Please, note that the suffix_ -nak/-nek _is not used exclusively to mark the Dative, as it is the case here.

Nevertheless, the use of this suffix here is a typical one: it is needed as a part of an expression. (Like e.g. "to" in look forward _to_ something in English which does not appear in the same meaning as in "I wrote a letter _to_ him".)

The verb _érezni_ appears in this construction: "érezni magát valaminek" (= consider oneself something) so your sentence could be translated as: _Shall I consider myself as* a mistake?_
The same construction could also be used in a less figurative sense like in: _betegnek/gyengének/erősnek stb. érzem magam_ (= I feel ill/weak/strong, etc.)

See also this thread.

Edit: * _as_ is probably my mistake in the translation (on second thoughts) It is not needed, is it?


----------



## AndrasBP

Gerry905 said:


> _Érezzem magam hibának_?


I think what you mean is probably "érezzem magam hibá*s*nak"? (= at fault, responsible, to blame)


----------



## Gerry905

Thanks. It is a translation of an English song into Hungarian.

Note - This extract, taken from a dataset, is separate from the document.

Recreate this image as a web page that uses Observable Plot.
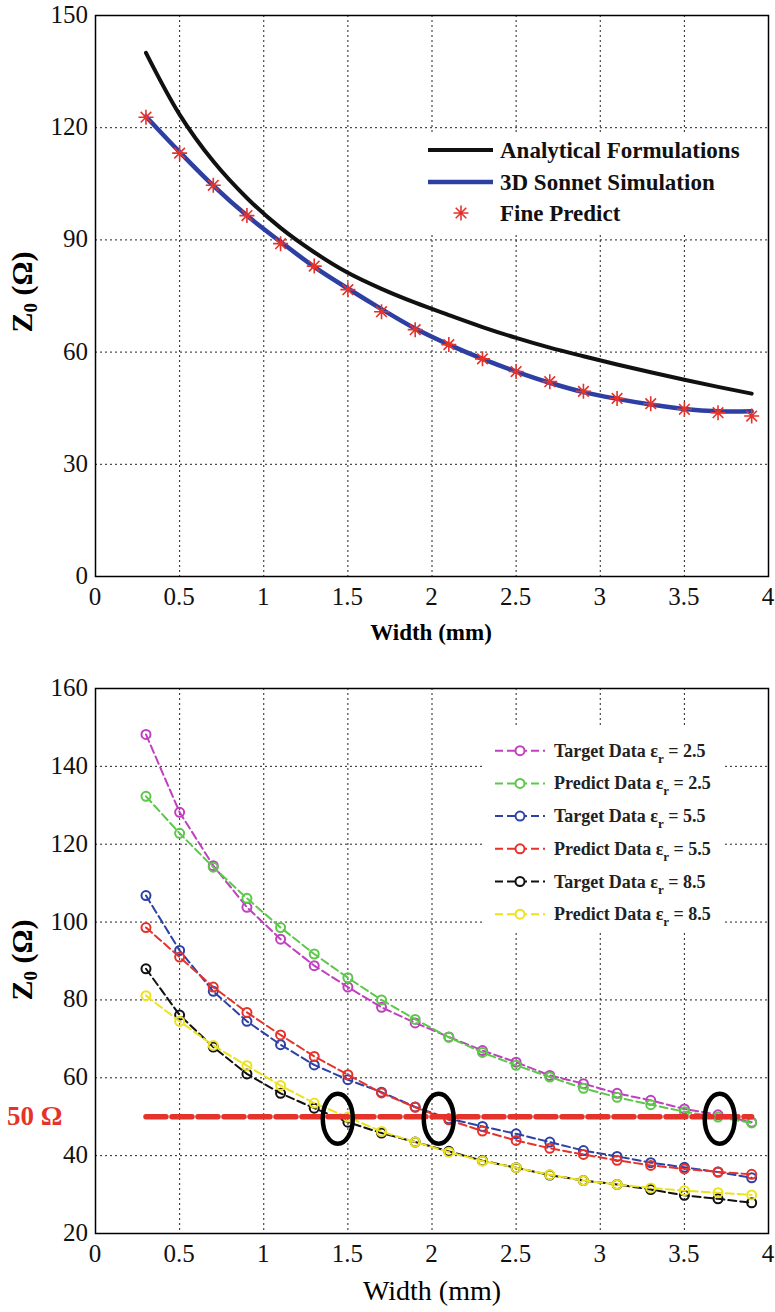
<!DOCTYPE html>
<html><head><meta charset="utf-8">
<script src="https://cdn.jsdelivr.net/npm/d3@7"></script>
<script src="https://cdn.jsdelivr.net/npm/@observablehq/plot@0.6"></script>
<style>
body{margin:0;background:#fff;}
#wrap{position:relative;width:775px;height:1312px;}
#wrap svg{display:block;}
</style></head><body><div id="wrap"></div>
<script>
// ---------- Top chart data ----------
const widthTop = [0.3,0.5,0.7,0.9,1.1,1.3,1.5,1.7,1.9,2.1,2.3,2.5,2.7,2.9,3.1,3.3,3.5,3.7,3.9];
const analytical = [140,123.5,111,101.2,93.2,86.7,81.2,76.9,73.2,69.9,66.7,63.8,61.2,58.9,56.7,54.6,52.6,50.7,48.9];
const sonnet = [123,113.5,104.5,96.5,89.5,82.8,77,71.5,66.3,62,58.2,54.8,51.8,49.3,47.5,46,44.8,44.2,44.2];
const finePredict = [122.8,113.2,104.6,96.5,89,83,76.7,70.8,66,62,58.2,54.8,52.1,49.5,47.6,46.2,44.7,43.8,42.9];
const topXTicks = [0,0.5,1,1.5,2,2.5,3,3.5,4];
const topYTicks = [0,30,60,90,120,150];
const topLegend = ["Analytical Formulations","3D Sonnet Simulation","Fine Predict"];

// ---------- Bottom chart data ----------
const widthBot = [0.3,0.5,0.7,0.9,1.1,1.3,1.5,1.7,1.9,2.1,2.3,2.5,2.7,2.9,3.1,3.3,3.5,3.7,3.9];
const target25  = [148.2,128.2,114.5,103.8,95.6,88.8,83.3,78.1,74.1,70.5,67.0,64.0,60.6,58.5,56.0,54.2,52.0,50.5,48.6];
const predict25 = [132.3,122.8,114.1,106.1,98.6,91.8,85.7,80.0,75.0,70.4,66.5,63.2,60.2,57.3,55.0,53.1,51.3,49.9,48.4];
const target55  = [106.8,92.7,82.2,74.5,68.5,63.3,59.5,56.3,52.5,49.5,47.5,45.6,43.5,41.3,39.8,38.2,37.0,35.8,34.3];
const predict55 = [98.6,91.0,83.3,76.8,71.0,65.5,60.8,56.1,52.4,49.2,46.3,43.9,41.9,40.3,38.8,37.5,36.6,35.8,35.2];
const target85  = [88.0,76.1,67.9,61.0,56.0,52.2,48.6,45.8,43.5,41.1,38.7,36.9,35.0,33.6,32.6,31.3,29.8,28.9,27.9];
const predict85 = [81.1,74.5,68.3,63.1,58.0,53.5,49.9,46.2,43.5,40.9,38.6,36.9,35.1,33.6,32.6,31.7,31.0,30.5,29.9];
const seriesLabels = ["Target Data","Predict Data","Target Data","Predict Data","Target Data","Predict Data"];
const seriesEps = ["2.5","2.5","5.5","5.5","8.5","8.5"];
const botXTicks = [0,0.5,1,1.5,2,2.5,3,3.5,4];
const botYTicks = [20,40,60,80,100,120,140,160];
const refWidths = [0.3,3.9];
const refZ = 50;
const refLabel = "50 Ω";
const ellipseWidths = [1.44,2.04,3.71];
const ellipseZ = 49.5;

// ---------- styles ----------
const FONT = "'Liberation Serif', serif";
const seriesColors = ["#c040c0","#5cc84a","#2e42a6","#e5332b","#111111","#ece21e"];
const seriesData = [target25,predict25,target55,predict55,target85,predict85];

const starSym = {draw(ctx,size){const r=Math.sqrt(size/Math.PI),d=r*0.7071;
  ctx.moveTo(-r,0);ctx.lineTo(r,0);ctx.moveTo(0,-r);ctx.lineTo(0,r);
  ctx.moveTo(-d,-d);ctx.lineTo(d,d);ctx.moveTo(-d,d);ctx.lineTo(d,-d);}};
const ellSym = {draw(ctx,size){const ry=Math.sqrt(size/Math.PI),rx=ry*0.6,k=0.5523;
  ctx.moveTo(rx,0);ctx.bezierCurveTo(rx,k*ry,k*rx,ry,0,ry);ctx.bezierCurveTo(-k*rx,ry,-rx,k*ry,-rx,0);
  ctx.bezierCurveTo(-rx,-k*ry,-k*rx,-ry,0,-ry);ctx.bezierCurveTo(k*rx,-ry,rx,-k*ry,rx,0);ctx.closePath();}};

const gridStyle = {stroke:"#222",strokeOpacity:1,strokeDasharray:"2,3",strokeWidth:1};
const plotStyle = "font-family:'Liberation Serif',serif;font-size:25px";

// ---------- Top plot ----------
const topRows = widthTop.map((w,i)=>({w,a:analytical[i],s:sonnet[i],f:finePredict[i]}));
const topChart = Plot.plot({
  width:775,height:660,marginLeft:95,marginRight:7,marginTop:15,marginBottom:84,
  style:plotStyle,
  x:{domain:[0,4],axis:null},y:{domain:[0,150],axis:null},
  marks:[
    Plot.gridX(topXTicks,gridStyle),
    Plot.gridY(topYTicks,gridStyle),
    Plot.line(topRows,{x:"w",y:"a",stroke:"#111",strokeWidth:4,curve:"catmull-rom"}),
    Plot.line(topRows,{x:"w",y:"s",stroke:"#2e3fa3",strokeWidth:4.5,curve:"catmull-rom"}),
    Plot.dot(topRows,{x:"w",y:"f",symbol:starSym,r:7.5,stroke:"#e5332b",strokeWidth:1.6,fill:"none"}),
    Plot.frame({stroke:"black",strokeWidth:1.5})
  ]
});

// ---------- Bottom plot ----------
const botMarks = [Plot.gridX(botXTicks,gridStyle),Plot.gridY(botYTicks,gridStyle)];
seriesData.forEach((vals,i)=>{
  const rows = widthBot.map((w,j)=>({w,z:vals[j]}));
  botMarks.push(Plot.line(rows,{x:"w",y:"z",stroke:seriesColors[i],strokeWidth:2,strokeDasharray:"8,4"}));
  botMarks.push(Plot.dot(rows,{x:"w",y:"z",r:4.5,stroke:seriesColors[i],strokeWidth:2,fill:"none"}));
});
botMarks.push(Plot.line(refWidths.map(w=>({w,z:refZ})),{x:"w",y:"z",stroke:"#e5332b",strokeWidth:5.5,strokeDasharray:"20,6"}));
botMarks.push(Plot.dot(ellipseWidths.map(w=>({w,z:ellipseZ})),{x:"w",y:"z",symbol:ellSym,r:25,stroke:"black",strokeWidth:4.5,fill:"none"}));
botMarks.push(Plot.frame({stroke:"black",strokeWidth:1.5}));
const botChart = Plot.plot({
  width:775,height:652,marginLeft:95,marginRight:7,marginTop:28,marginBottom:79,
  style:plotStyle,
  x:{domain:[0,4],axis:null},y:{domain:[20,160],axis:null},
  marks:botMarks
});

const wrap = document.getElementById("wrap");
wrap.appendChild(topChart); wrap.appendChild(botChart);

// ---------- Labels & legends ----------
function txt(sel,x,y,anchor,size,bold,fill){
  return sel.append("text").attr("x",x).attr("y",y).attr("text-anchor",anchor)
    .style("font-family",FONT).style("font-size",size+"px").attr("font-weight",bold?"bold":"normal").attr("fill",fill||"black");
}
// tick labels placed through Plot's own scales
function drawTicks(chart,xt,yt){
  const sel = d3.select(chart), sx = chart.scale("x"), sy = chart.scale("y");
  const bottom = Math.max(...sy.range), left = Math.min(...sx.range);
  xt.forEach(v=>txt(sel,sx.apply(v),bottom+11,"middle",25,false,"#111").attr("dy","0.71em").text(String(v)));
  yt.forEach(v=>txt(sel,left-7,sy.apply(v),"end",25,false,"#111").attr("dy","0.32em").text(String(v)));
}
drawTicks(topChart,topXTicks,topYTicks);
drawTicks(botChart,botXTicks,botYTicks);

function yLabel(svg,cx,cy){
  const t = d3.select(svg).append("text").attr("transform",`translate(${cx},${cy}) rotate(-90)`)
    .attr("text-anchor","middle").style("font-family",FONT).attr("font-weight","bold").style("font-size","30px").attr("fill","black");
  t.append("tspan").text("Z");
  t.append("tspan").style("font-size","19px").attr("dy",5).text("0");
  t.append("tspan").attr("dy",-5).text(" (Ω)");
}
const sTop = d3.select(topChart), sBot = d3.select(botChart);
yLabel(topChart,32,292);
yLabel(botChart,32,300);
txt(sTop,431,640,"middle",23,true).text("Width (mm)");
txt(sBot,432,640,"middle",28,false).text("Width (mm)");

// top legend
sTop.append("rect").attr("x",421).attr("y",133).attr("width",345).attr("height",100).attr("fill","white");
const legY = [150,182,213];
sTop.append("line").attr("x1",428).attr("x2",493).attr("y1",legY[0]).attr("y2",legY[0]).attr("stroke","#111").attr("stroke-width",4);
sTop.append("line").attr("x1",428).attr("x2",493).attr("y1",legY[1]).attr("y2",legY[1]).attr("stroke","#2e3fa3").attr("stroke-width",4.5);
sTop.append("path").attr("transform",`translate(461,${legY[2]})`).attr("d",d3.symbol(starSym,Math.PI*56)()).attr("stroke","#e5332b").attr("stroke-width",1.6).attr("fill","none");
topLegend.forEach((t,i)=>{ txt(sTop,500,legY[i]+8,"start",23,true,"#111").text(t); });

// bottom legend
sBot.append("rect").attr("x",484).attr("y",68).attr("width",238).attr("height",202).attr("fill","white");
seriesLabels.forEach((lab,i)=>{
  const y = 90.7 + i*32.7;
  sBot.append("line").attr("x1",495).attr("x2",545).attr("y1",y).attr("y2",y).attr("stroke",seriesColors[i]).attr("stroke-width",2).attr("stroke-dasharray","8,4");
  sBot.append("circle").attr("cx",520).attr("cy",y).attr("r",4.5).attr("stroke",seriesColors[i]).attr("stroke-width",2).attr("fill","white");
  const t = txt(sBot,554,y+6,"start",18,true,"#222");
  t.append("tspan").text(lab+" ε");
  t.append("tspan").style("font-size","13px").attr("dy",6).text("r");
  t.append("tspan").attr("dy",-6).text(" = "+seriesEps[i]);
});
txt(sBot,7,465,"start",27,true,"#e5332b").text(refLabel);
</script></body></html>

The full English sentences read: _Do you want the real smile or the one I practised not fo feel like a failure. _the Hungarian translation for that sounds like this: _Akarod az igazi mosolyt vagy azt amit gyakoroltam, hogy ne *érezzem magam hibának*_. Is that a correct translation?


----------



## AndrasBP

Gerry905 said:


> Thanks. It is a translation of an English song into Hungarian.


Who came up with this translation? It doesn't sound idiomatic to me. Where did you find it? 
OK, so it is 'hibának', not 'hibá*s*nak', but 'hiba' is not a good translation for 'failure'. 'Hiba', like Zsanna said, is a 'mistake'.

Could you provide more context, please, so we don't have to do guesswork?


----------



## Zsanna

I don't think it matters _really_ who did the translation.
Whatever solution there is for "not to feel like a failure" could still involve the same expression I mentioned above (with _-nak/-nek_) and if not, it could also be a question for a new thread (especially if another expression came up with the translation).


----------



## AndrasBP

Zsanna said:


> I don't think it matters _really_ who did the translation.


What I wanted to find out was whether the translation was done by a native Hungarian speaker.


----------



## Gerry905

AndrasBP said:


> What I wanted to find out was whether the translation was done by a native Hungarian speaker.



Yes, it was.



Zsanna said:


> I don't think it matters _really_ who did the translation.
> Whatever solution there is for "not to feel like a failure" could still involve the same expression I mentioned above (with _-nak/-nek_) and if not, it could also be a question for a new thread (especially if another expression came up with the translation).



After a bit of googling, what I understood is that you always use the adjective/noun in the dative, when you're feeling a certain way. Is that correct?


----------



## Zsanna

Yes, Gerry, "érezni magát valaminek" could also be translated "to feel a certain way".  (As in my examples in post no. 2.)


----------



## tomtombp

Gerry905 said:


> Yes, it was.



Strange. We would never say that. It sounds like a word-for-word translation to me.

“Hibá*s*nak“ would make more sense as AndrasBp stated even thought it means something slightly different, "at fault“.

If I had to translate “I feel like a failure“ I'd say “úgy érzem kudarcot valottam“ or “egy cs_őd_t_öm_egnek érzem magam“.

I think your original question has been answered though. "I feel myself like something“ = “Valaminek érzem magam.“


----------



## Fredsky

Azt hiszem, az eredetinek a jelentése az az, hogy "ne érezzem magam hibának (amit te elkövettél volna azzal, hogy velem voltál)". Hogy én egy hiba voltam, amit te elkövettél. Then the English translation would be something Iike this: D_o you want the real smile or the one I practised so as not to feel like a mistake (that I could have been for you). _I think this perhaps makes a bit more sense, considering the context, but clearly it is not Shakespeare.


----------